The effect of impact velocity to the reaction force, the deformation length and the deformation mode on a thin aluminum tube

Abstract

Many people have conducted research related to the thin tubes as energy absorbers. The response of the specimens when receiving axial loads at low-velocity impact and high-velocity impact has been carried out by many researchers. In this study, the effect of impact velocity on the response of specimen reaction forces and the factors that influence on thin aluminum tube specimens with fixed impact energy will be examined.The specimen used in this research is a thin aluminum tube with an outer diameter of 32 mm and a thickness of 1 mm with a length of 120 mm. The axial force is the impact of the impactor steel with varying mass adjusted to varying velocities with a fixed impact energy of 785 Joules. The response of reaction force from specimens, maximum deformation in each specimen and deformation mode was observed at each increase of impact velocity. Modeling of the experiment is prepared by the Finite Element Method using the ANSYS 19 Academic Version.The results of the study confirm that the higher the impact velocity on fixed energy, the greater the maximum reaction force.

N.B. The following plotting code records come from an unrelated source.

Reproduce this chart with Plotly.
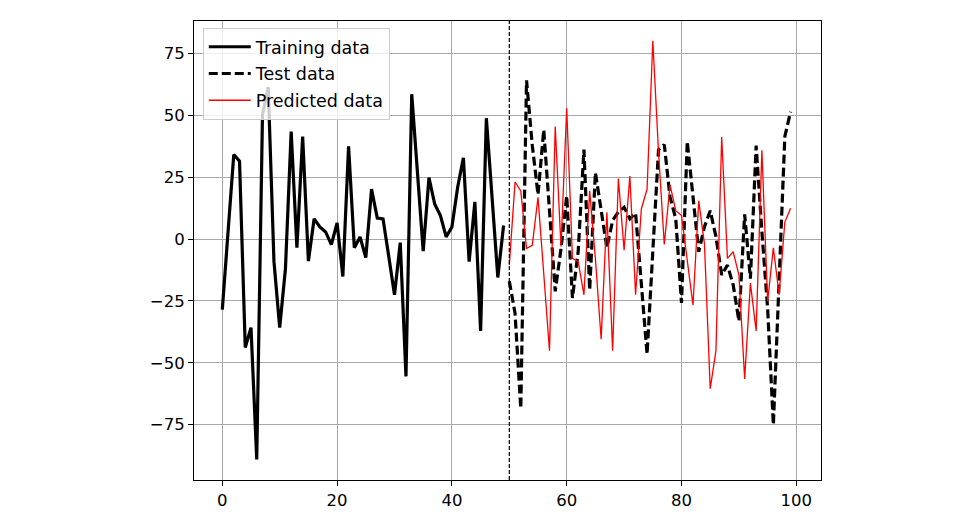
import plotly.graph_objects as go

# ---- data ----
train_x = list(range(0, 50))
train_y = [-28.5, 5, 34.2, 31.5, -43.8, -35.8, -89.1, 50.2, 61.5, -9,
           -35.8, -12, 43.5, -3.5, 41.5, -8.9, 8.2, 4.9, 2.9, -2.2,
           6.6, -15.1, 37.5, -3.5, 0.9, -7.5, 20.2, 8.5, 8.2, -7,
           -22.5, -1.4, -55.5, 58.6, 27, -4.9, 24.9, 14.2, 9.5, 0.9,
           4.9, 21, 32.9, -9.1, 15.1, -37.1, 48.9, 16, -15.5, 5.5]

test_x = list(range(50, 100))
test_y = [-17, -30, -68.5, 64.2, 38, 18, 44.2, 11, -21.1, -4,
          17.5, -23.8, -5, 36.2, -20.5, 26.9, 12, -3.5, 7.5, 11,
          12.9, 8.2, 10.5, -18, -46.5, -5, 36.2, 38.2, 17, 8.2,
          -25.8, 39.5, 18, -5.1, 5, 11.5, 1, -14.5, -10.5, -18.5,
          -33.1, 10, -16, 37.8, 3, -28, -75.1, -18, 41.5, 51.5]

pred_y = [-10.5, 23.1, 19.5, -3.8, -2.5, 16.9, -14, -45.1, 45.5, -3,
          52.9, -7.8, -9.1, -22.5, 19.5, -8, -40.5, 10.9, -45.1, 24.5,
          -4.5, 25.5, -22.5, 12.2, 20.2, 80.2, 35, -2.2, 21.9, 11.5,
          9.5, -8, -26.7, 15.5, -2, -60.5, -45.1, 41.3, -7.8, -5.1,
          -14.5, -56.5, -17.8, -37.1, 35.9, -25.1, -3.5, -22.5, 6.9, 12.5]

split_x = 50
x_ticks = [0, 20, 40, 60, 80, 100]
y_ticks = [-75, -50, -25, 0, 25, 50, 75]
y_tick_text = ["\u221275", "\u221250", "\u221225", "0", "25", "50", "75"]

fig = go.Figure()
fig.add_trace(go.Scatter(x=train_x, y=train_y, mode="lines", name="Training data",
                         line=dict(color="black", width=3.2), legendgroup="a"))
fig.add_trace(go.Scatter(x=test_x, y=test_y, mode="lines", name="Test data",
                         line=dict(color="black", width=3.2, dash="9px,4px"), legendgroup="b"))
fig.add_trace(go.Scatter(x=test_x, y=pred_y, mode="lines", name="Predicted data",
                         line=dict(color="red", width=1.3), legendgroup="c"))

fig.add_vline(x=split_x, line=dict(color="black", width=1.2, dash="4px,2px"))

axis_common = dict(showline=True, linecolor="black", linewidth=1, mirror=True,
                   ticks="outside", ticklen=5, tickcolor="black", tickwidth=1,
                   showgrid=True, gridcolor="#a8a8a8", gridwidth=1, zeroline=False,
                   tickfont=dict(family="DejaVu Sans", size=16.5, color="black"))

fig.update_xaxes(range=[-4.93, 104.3], tickvals=x_ticks, **axis_common)
fig.update_yaxes(range=[-97.4, 88.2], tickvals=y_ticks, ticktext=y_tick_text, **axis_common)

fig.update_layout(
    width=949, height=514,
    margin=dict(l=186, r=136, t=12, b=38),
    plot_bgcolor="white", paper_bgcolor="white",
    font=dict(family="DejaVu Sans", size=17, color="black"),
    legend=dict(x=0.014, y=0.985, xanchor="left", yanchor="top",
                bgcolor="rgba(255,255,255,0.8)", bordercolor="#cccccc", borderwidth=1,
                tracegroupgap=1, itemwidth=42,
                font=dict(family="DejaVu Sans", size=17.5)),
    showlegend=True,
)

fig.write_html("out.html")
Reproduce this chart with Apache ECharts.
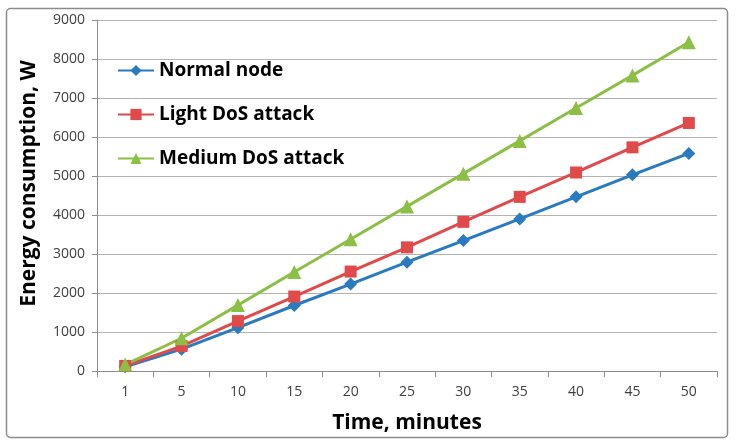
<!DOCTYPE html>
<html><head><meta charset="utf-8">
<script src="https://cdn.jsdelivr.net/npm/echarts@6/dist/echarts.min.js"></script>
<style>html,body{margin:0;padding:0;background:#fff}#c{width:736px;height:446px}</style>
</head><body><div id="c"></div>
<script>
var categories = ['1','5','10','15','20','25','30','35','40','45','50'];
var normalNode = [110, 560, 1110, 1680, 2230, 2790, 3345, 3900, 4465, 5030, 5580];
var lightDoS   = [130, 640, 1280, 1910, 2550, 3170, 3825, 4465, 5090, 5735, 6360];
var mediumDoS  = [165, 840, 1690, 2540, 3380, 4220, 5060, 5900, 6745, 7580, 8430];
var seriesNames = ['Normal node', 'Light DoS attack', 'Medium DoS attack'];

var chart = echarts.init(document.getElementById('c'));
var FONT = '"Open Sans", "Liberation Sans", sans-serif';
chart.setOption({
  animation: false,
  graphic: [{
    type: 'rect', shape: {x: 6.5, y: 8.5, width: 721, height: 429, r: 4},
    style: {fill: 'none', stroke: '#8c8c8c', lineWidth: 1.5}, z: -1
  }],
  grid: {left: 97, right: 19, top: 20, bottom: 75},
  legend: {
    orient: 'vertical', left: 112, top: 56, itemGap: 25,
    itemWidth: 36, itemHeight: 14,
    textStyle: {fontFamily: FONT, fontWeight: 'bold', fontSize: 19, color: '#000'},
    data: seriesNames
  },
  xAxis: {
    type: 'category', data: categories, boundaryGap: true,
    name: 'Time, minutes', nameLocation: 'middle', nameGap: 42,
    nameTextStyle: {fontFamily: FONT, fontWeight: 'bold', fontSize: 21, color: '#000'},
    axisLine: {lineStyle: {color: '#8c8c8c', width: 1}},
    axisTick: {show: true, length: 6, lineStyle: {color: '#8c8c8c'}},
    axisLabel: {fontFamily: FONT, fontSize: 14, color: '#404040', margin: 14}
  },
  yAxis: {
    type: 'value', min: 0, max: 9000, interval: 1000,
    name: 'Energy consumption, W', nameLocation: 'middle', nameGap: 57,
    nameTextStyle: {fontFamily: FONT, fontWeight: 'bold', fontSize: 21, color: '#000',
      padding: [0, 0, 0, 24]},
    axisLine: {show: true, lineStyle: {color: '#8c8c8c', width: 1}},
    axisTick: {show: true, length: 5, lineStyle: {color: '#8c8c8c'}},
    axisLabel: {fontFamily: FONT, fontSize: 14, color: '#404040', margin: 12,
      formatter: function (v) { return String(v); }},
    splitLine: {lineStyle: {color: '#b3b3b3', width: 1}}
  },
  series: [
    {name: seriesNames[0], type: 'line', data: normalNode, symbol: 'diamond', symbolSize: 13,
     lineStyle: {width: 3, color: '#2a7ac0'}, itemStyle: {color: '#2a7ac0'}},
    {name: seriesNames[1], type: 'line', data: lightDoS, symbol: 'rect', symbolSize: 12,
     lineStyle: {width: 3, color: '#e04a4a'}, itemStyle: {color: '#e04a4a'}},
    {name: seriesNames[2], type: 'line', data: mediumDoS, symbol: 'triangle', symbolSize: 14,
     lineStyle: {width: 3, color: '#8cbf45'}, itemStyle: {color: '#8cbf45'}}
  ]
});
</script></body></html>
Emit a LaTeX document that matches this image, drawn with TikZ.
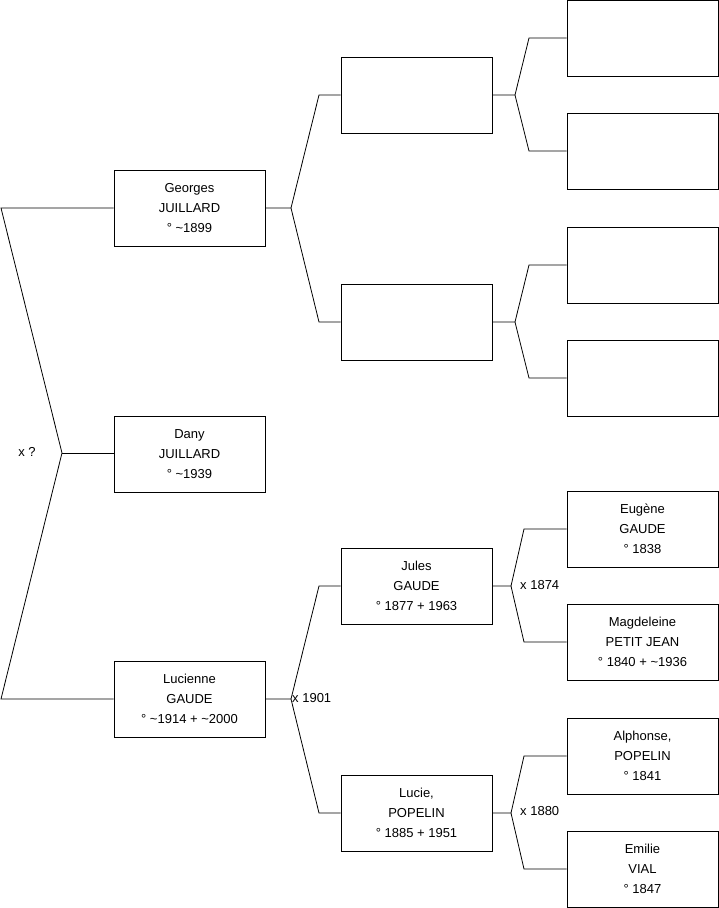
\documentclass[tikz,border=0pt]{standalone}
\usepackage{fontspec}
\setmainfont{Liberation Sans}
\begin{document}
\begin{tikzpicture}[x=1pt,y=-1pt,
  person/.style={draw=black, line width=0.8pt, minimum width=151pt, minimum height=76pt, inner sep=0pt, align=center, font=\fontsize{13}{20}\selectfont},
  link/.style={draw=black, line width=0.8pt},
  lbl/.style={font=\fontsize{13}{15}\selectfont, inner sep=0pt}]
\useasboundingbox (0,0) rectangle (719,908);
% level 1
\node[person] (G) at (189.5,208) {Georges\\JUILLARD\\° \textasciitilde1899};
\node[person] (D) at (189.5,454) {Dany\\JUILLARD\\° \textasciitilde1939};
\node[person] (L) at (189.5,699) {Lucienne\\GAUDE\\° \textasciitilde1914 + \textasciitilde2000};
% level 2
\node[person] (GF) at (416.5,95) {};
\node[person] (GM) at (416.5,322) {};
\node[person] (LF) at (416.5,586) {Jules\\GAUDE\\° 1877 + 1963};
\node[person] (LM) at (416.5,813) {Lucie,\\POPELIN\\° 1885 + 1951};
% level 3
\node[person] (A1) at (642.5,38) {};
\node[person] (A2) at (642.5,151) {};
\node[person] (A3) at (642.5,265) {};
\node[person] (A4) at (642.5,378) {};
\node[person] (A5) at (642.5,529) {Eugène\\GAUDE\\° 1838};
\node[person] (A6) at (642.5,642) {Magdeleine\\PETIT JEAN\\° 1840 + \textasciitilde1936};
\node[person] (A7) at (642.5,756) {Alphonse,\\POPELIN\\° 1841};
\node[person] (A8) at (642.5,869) {Emilie\\VIAL\\° 1847};
% left connectors
\coordinate (l1) at (1,208);
\coordinate (j0) at (62,453);
\coordinate (l3) at (1,699);
\draw[link] (G.west) -- (l1) -- (j0) -- (l3) -- (L.west);
\draw[link] (j0) -- (D.west |- j0);
\node[lbl] (x0) at (27,452) {x ?};
% Georges parents
\coordinate (jg) at (291,208);
\coordinate (jg1) at (319,95);
\coordinate (jg2) at (319,322);
\draw[link] (G.east) -- (jg) -- (jg1) -- (GF.west);
\draw[link] (jg) -- (jg2) -- (GM.west);
% Lucienne parents
\coordinate (jl) at (291,699);
\coordinate (jl1) at (319,586);
\coordinate (jl2) at (319,813);
\draw[link] (L.east) -- (jl) -- (jl1) -- (LF.west);
\draw[link] (jl) -- (jl2) -- (LM.west);
\node[lbl, anchor=west] (x1901) at (292,698) {x 1901};
% GF parents
\coordinate (ja) at (515,95);
\coordinate (ja1) at (529,38);
\coordinate (ja2) at (529,151);
\draw[link] (GF.east) -- (ja) -- (ja1) -- (A1.west);
\draw[link] (ja) -- (ja2) -- (A2.west);
% GM parents
\coordinate (jb) at (515,322);
\coordinate (jb1) at (529,265);
\coordinate (jb2) at (529,378);
\draw[link] (GM.east) -- (jb) -- (jb1) -- (A3.west);
\draw[link] (jb) -- (jb2) -- (A4.west);
% Jules parents
\coordinate (jc) at (511,586);
\coordinate (jc1) at (524,529);
\coordinate (jc2) at (524,642);
\draw[link] (LF.east) -- (jc) -- (jc1) -- (A5.west);
\draw[link] (jc) -- (jc2) -- (A6.west);
\node[lbl, anchor=west] (x1874) at (520,585) {x 1874};
% Lucie parents
\coordinate (jd) at (511,813);
\coordinate (jd1) at (524,756);
\coordinate (jd2) at (524,869);
\draw[link] (LM.east) -- (jd) -- (jd1) -- (A7.west);
\draw[link] (jd) -- (jd2) -- (A8.west);
\node[lbl, anchor=west] (x1880) at (520,811) {x 1880};
\end{tikzpicture}
\end{document}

On the other hand, the smaller the maximum deformation. In general, there is a change in deformation mode, which is non-axisymmetric at low speeds and axisymmetric at higher speeds. The axisymmetric deformation mode affects the maximum deformation to be smaller, and the maximum reaction force becomes more significant at fixed energy. In this study, it was found that at an increased impact velocity of 140 m / s to 150 m / s there was a change in deformation mode from non-axisymmetric to axisymmetric.